YOUR GOAL => The data below should be printed in full, exactly, and without any of its images.

DATA SECTION =>
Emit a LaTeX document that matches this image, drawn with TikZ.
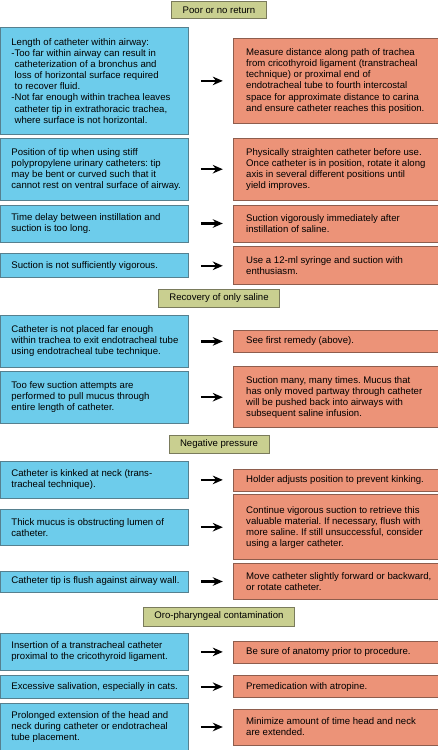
\documentclass[tikz,border=0pt]{standalone}
\usepackage{fontspec}
\setmainfont{Liberation Sans}
\usetikzlibrary{arrows.meta, positioning}
\definecolor{causeblue}{HTML}{6DCCEB}
\definecolor{causeline}{HTML}{56808F}
\definecolor{remedyred}{HTML}{EC9378}
\definecolor{remedyline}{HTML}{8E5D4D}
\definecolor{headolive}{HTML}{C9CF90}
\definecolor{headline}{HTML}{7A7B5C}
\tikzset{
  boxtext/.style={font=\fontsize{9.6}{11.1}\selectfont\frenchspacing},
  heading/.style={rectangle, boxtext, minimum height=17pt, inner xsep=11pt, inner ysep=2pt, draw=headline, fill=headolive, line width=0.8pt},
  cause/.style={rectangle, boxtext, text width=186pt, inner xsep=1pt, inner ysep=2pt, align=flush left, execute at begin node={\leftskip=10pt\relax}, draw=causeline, fill=causeblue, line width=0.8pt},
  remedy/.style={rectangle, boxtext, text width=203pt, inner xsep=1pt, inner ysep=2pt, align=flush left, execute at begin node={\leftskip=12pt\relax}, draw=remedyline, fill=remedyred, line width=0.8pt},
  arrow/.style={line width=2.4pt, -{Stealth[length=10pt, width=8.5pt]}, shorten <=12pt, shorten >=10pt}
}

\begin{document}
\begin{tikzpicture}[x=1pt, y=1pt, node distance=3pt and 44pt]

  \useasboundingbox[fill=white] (0,0) rectangle (438,-750);

  \node (poor) [heading] at (219,-10) {Poor or no return};
  \node (cause1) [cause, anchor=north west, minimum height=107pt] at (0,-27) {Length of catheter within airway:\\
    -Too far within airway can result in\\
    \hphantom{-}catheterization of a bronchus and\\
    \hphantom{-}loss of horizontal surface required\\
    \hphantom{-}to recover fluid.\\
    -Not far enough within trachea leaves\\
    \hphantom{-}catheter tip in extrathoracic trachea,\\
    \hphantom{-}where surface is not horizontal.};
  \node (cause2) [cause, below=3pt of cause1, minimum height=62pt] {Position of tip when using stiff\\ polypropylene urinary catheters: tip\\ may be bent or curved such that it\\ cannot rest on ventral surface of airway.};
  \node (cause3) [cause, below=4pt of cause2, minimum height=37pt] {Time delay between instillation and\\ suction is too long.};
  \node (cause4) [cause, below=11pt of cause3, minimum height=24pt] {Suction is not sufficiently vigorous.};

  \node (fix1) [remedy, right=of cause1, minimum height=85pt] {Measure distance along path of trachea\\ from cricothyroid ligament (transtracheal\\ technique) or proximal end of\\ endotracheal tube to fourth intercostal\\ space for approximate distance to carina\\ and ensure catheter reaches this position.};
  \node (fix2) [remedy, right=of cause2, minimum height=62pt] {Physically straighten catheter before use.\\ Once catheter is in position, rotate it along\\ axis in several different positions until\\ yield improves.};
  \node (fix3) [remedy, right=of cause3, minimum height=37pt] {Suction vigorously immediately after\\ instillation of saline.};
  \node (fix4) [remedy, right=of cause4, minimum height=38pt] {Use a 12-ml syringe and suction with\\ enthusiasm.};

  \node (saline) [heading, minimum height=18pt] at (219,-298) {Recovery of only saline};
  \node (cause5) [cause, anchor=north west, minimum height=52pt] at (0,-315) {Catheter is not placed far enough\\ within trachea to exit endotracheal tube\\ using endotracheal tube technique.};
  \node (cause6) [cause, below=3pt of cause5, minimum height=52pt] {Too few suction attempts are\\ performed to pull mucus through\\ entire length of catheter.};

  \node (fix5) [remedy, right=of cause5, minimum height=22pt] {See first remedy (above).};
  \node (fix6) [remedy, right=of cause6, minimum height=61pt] {Suction many, many times. Mucus that\\ has only moved partway through catheter\\ will be pushed back into airways with\\ subsequent saline infusion.};

  \node (negative) [heading, minimum height=18pt] at (219,-444) {Negative pressure};
  \node (cause7) [cause, anchor=north west, minimum height=37pt] at (0,-461) {Catheter is kinked at neck (trans-\\ tracheal technique).};
  \node (cause8) [cause, below=10pt of cause7, minimum height=36pt] {Thick mucus is obstructing lumen of\\ catheter.};
  \node (cause9) [cause, below=25pt of cause8, minimum height=21pt] {Catheter tip is flush against airway wall.};

  \node (fix7) [remedy, right=of cause7, minimum height=22pt] {Holder adjusts position to prevent kinking.};
  \node (fix8) [remedy, right=of cause8, minimum height=65pt] {Continue vigorous suction to retrieve this\\ valuable material. If necessary, flush with\\ more saline. If still unsuccessful, consider\\ using a larger catheter.};
  \node (fix9) [remedy, right=of cause9, minimum height=36pt] {Move catheter slightly forward or backward,\\ or rotate catheter.};

  \node (oro) [heading, minimum height=19pt] at (219,-616.5) {Oro-pharyngeal contamination};
  \node (cause10) [cause, anchor=north west, minimum height=37pt] at (0,-633) {Insertion of a transtracheal catheter\\ proximal to the cricothyroid ligament.};
  \node (cause11) [cause, below=4pt of cause10, minimum height=23pt] {Excessive salivation, especially in cats.};
  \node (cause12) [cause, below=4pt of cause11, minimum height=48pt] {Prolonged extension of the head and\\ neck during catheter or endotracheal\\ tube placement.};

  \node (fix10) [remedy, right=of cause10, minimum height=22pt] {Be sure of anatomy prior to procedure.};
  \node (fix11) [remedy, right=of cause11, minimum height=22pt] {Premedication with atropine.};
  \node (fix12) [remedy, right=of cause12, minimum height=36pt] {Minimize amount of time head and neck\\ are extended.};

  \draw [arrow] (cause1) -- (fix1);
  \draw [arrow] (cause2) -- (fix2);
  \draw [arrow] (cause3) -- (fix3);
  \draw [arrow] (cause4) -- (fix4);
  \draw [arrow] (cause5) -- (fix5);
  \draw [arrow] (cause6) -- (fix6);
  \draw [arrow] (cause7) -- (fix7);
  \draw [arrow] (cause8) -- (fix8);
  \draw [arrow] (cause9) -- (fix9);
  \draw [arrow] (cause10) -- (fix10);
  \draw [arrow] (cause11) -- (fix11);
  \draw [arrow] (cause12) -- (fix12);

\end{tikzpicture}
\end{document}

RESPONSE BELOW =>
Emit a LaTeX document that matches this image, drawn with TikZ.
\documentclass[tikz,border=0pt]{standalone}
\usepackage{fontspec}
\setmainfont{Liberation Sans}
\usetikzlibrary{arrows.meta, positioning}
\definecolor{causeblue}{HTML}{6DCCEB}
\definecolor{causeline}{HTML}{56808F}
\definecolor{remedyred}{HTML}{EC9378}
\definecolor{remedyline}{HTML}{8E5D4D}
\definecolor{headolive}{HTML}{C9CF90}
\definecolor{headline}{HTML}{7A7B5C}
\tikzset{
  boxtext/.style={font=\fontsize{9.6}{11.1}\selectfont\frenchspacing},
  heading/.style={rectangle, boxtext, minimum height=17pt, inner xsep=11pt, inner ysep=2pt, draw=headline, fill=headolive, line width=0.8pt},
  cause/.style={rectangle, boxtext, text width=186pt, inner xsep=1pt, inner ysep=2pt, align=flush left, execute at begin node={\leftskip=10pt\relax}, draw=causeline, fill=causeblue, line width=0.8pt},
  remedy/.style={rectangle, boxtext, text width=203pt, inner xsep=1pt, inner ysep=2pt, align=flush left, execute at begin node={\leftskip=12pt\relax}, draw=remedyline, fill=remedyred, line width=0.8pt},
  arrow/.style={line width=2.4pt, -{Stealth[length=10pt, width=8.5pt]}, shorten <=12pt, shorten >=10pt}
}

\begin{document}
\begin{tikzpicture}[x=1pt, y=1pt, node distance=3pt and 44pt]

  \useasboundingbox[fill=white] (0,0) rectangle (438,-750);

  \node (poor) [heading] at (219,-10) {Poor or no return};
  \node (cause1) [cause, anchor=north west, minimum height=107pt] at (0,-27) {Length of catheter within airway:\\
    -Too far within airway can result in\\
    \hphantom{-}catheterization of a bronchus and\\
    \hphantom{-}loss of horizontal surface required\\
    \hphantom{-}to recover fluid.\\
    -Not far enough within trachea leaves\\
    \hphantom{-}catheter tip in extrathoracic trachea,\\
    \hphantom{-}where surface is not horizontal.};
  \node (cause2) [cause, below=3pt of cause1, minimum height=62pt] {Position of tip when using stiff\\ polypropylene urinary catheters: tip\\ may be bent or curved such that it\\ cannot rest on ventral surface of airway.};
  \node (cause3) [cause, below=4pt of cause2, minimum height=37pt] {Time delay between instillation and\\ suction is too long.};
  \node (cause4) [cause, below=11pt of cause3, minimum height=24pt] {Suction is not sufficiently vigorous.};

  \node (fix1) [remedy, right=of cause1, minimum height=85pt] {Measure distance along path of trachea\\ from cricothyroid ligament (transtracheal\\ technique) or proximal end of\\ endotracheal tube to fourth intercostal\\ space for approximate distance to carina\\ and ensure catheter reaches this position.};
  \node (fix2) [remedy, right=of cause2, minimum height=62pt] {Physically straighten catheter before use.\\ Once catheter is in position, rotate it along\\ axis in several different positions until\\ yield improves.};
  \node (fix3) [remedy, right=of cause3, minimum height=37pt] {Suction vigorously immediately after\\ instillation of saline.};
  \node (fix4) [remedy, right=of cause4, minimum height=38pt] {Use a 12-ml syringe and suction with\\ enthusiasm.};

  \node (saline) [heading, minimum height=18pt] at (219,-298) {Recovery of only saline};
  \node (cause5) [cause, anchor=north west, minimum height=52pt] at (0,-315) {Catheter is not placed far enough\\ within trachea to exit endotracheal tube\\ using endotracheal tube technique.};
  \node (cause6) [cause, below=3pt of cause5, minimum height=52pt] {Too few suction attempts are\\ performed to pull mucus through\\ entire length of catheter.};

  \node (fix5) [remedy, right=of cause5, minimum height=22pt] {See first remedy (above).};
  \node (fix6) [remedy, right=of cause6, minimum height=61pt] {Suction many, many times. Mucus that\\ has only moved partway through catheter\\ will be pushed back into airways with\\ subsequent saline infusion.};

  \node (negative) [heading, minimum height=18pt] at (219,-444) {Negative pressure};
  \node (cause7) [cause, anchor=north west, minimum height=37pt] at (0,-461) {Catheter is kinked at neck (trans-\\ tracheal technique).};
  \node (cause8) [cause, below=10pt of cause7, minimum height=36pt] {Thick mucus is obstructing lumen of\\ catheter.};
  \node (cause9) [cause, below=25pt of cause8, minimum height=21pt] {Catheter tip is flush against airway wall.};

  \node (fix7) [remedy, right=of cause7, minimum height=22pt] {Holder adjusts position to prevent kinking.};
  \node (fix8) [remedy, right=of cause8, minimum height=65pt] {Continue vigorous suction to retrieve this\\ valuable material. If necessary, flush with\\ more saline. If still unsuccessful, consider\\ using a larger catheter.};
  \node (fix9) [remedy, right=of cause9, minimum height=36pt] {Move catheter slightly forward or backward,\\ or rotate catheter.};

  \node (oro) [heading, minimum height=19pt] at (219,-616.5) {Oro-pharyngeal contamination};
  \node (cause10) [cause, anchor=north west, minimum height=37pt] at (0,-633) {Insertion of a transtracheal catheter\\ proximal to the cricothyroid ligament.};
  \node (cause11) [cause, below=4pt of cause10, minimum height=23pt] {Excessive salivation, especially in cats.};
  \node (cause12) [cause, below=4pt of cause11, minimum height=48pt] {Prolonged extension of the head and\\ neck during catheter or endotracheal\\ tube placement.};

  \node (fix10) [remedy, right=of cause10, minimum height=22pt] {Be sure of anatomy prior to procedure.};
  \node (fix11) [remedy, right=of cause11, minimum height=22pt] {Premedication with atropine.};
  \node (fix12) [remedy, right=of cause12, minimum height=36pt] {Minimize amount of time head and neck\\ are extended.};

  \draw [arrow] (cause1) -- (fix1);
  \draw [arrow] (cause2) -- (fix2);
  \draw [arrow] (cause3) -- (fix3);
  \draw [arrow] (cause4) -- (fix4);
  \draw [arrow] (cause5) -- (fix5);
  \draw [arrow] (cause6) -- (fix6);
  \draw [arrow] (cause7) -- (fix7);
  \draw [arrow] (cause8) -- (fix8);
  \draw [arrow] (cause9) -- (fix9);
  \draw [arrow] (cause10) -- (fix10);
  \draw [arrow] (cause11) -- (fix11);
  \draw [arrow] (cause12) -- (fix12);

\end{tikzpicture}
\end{document}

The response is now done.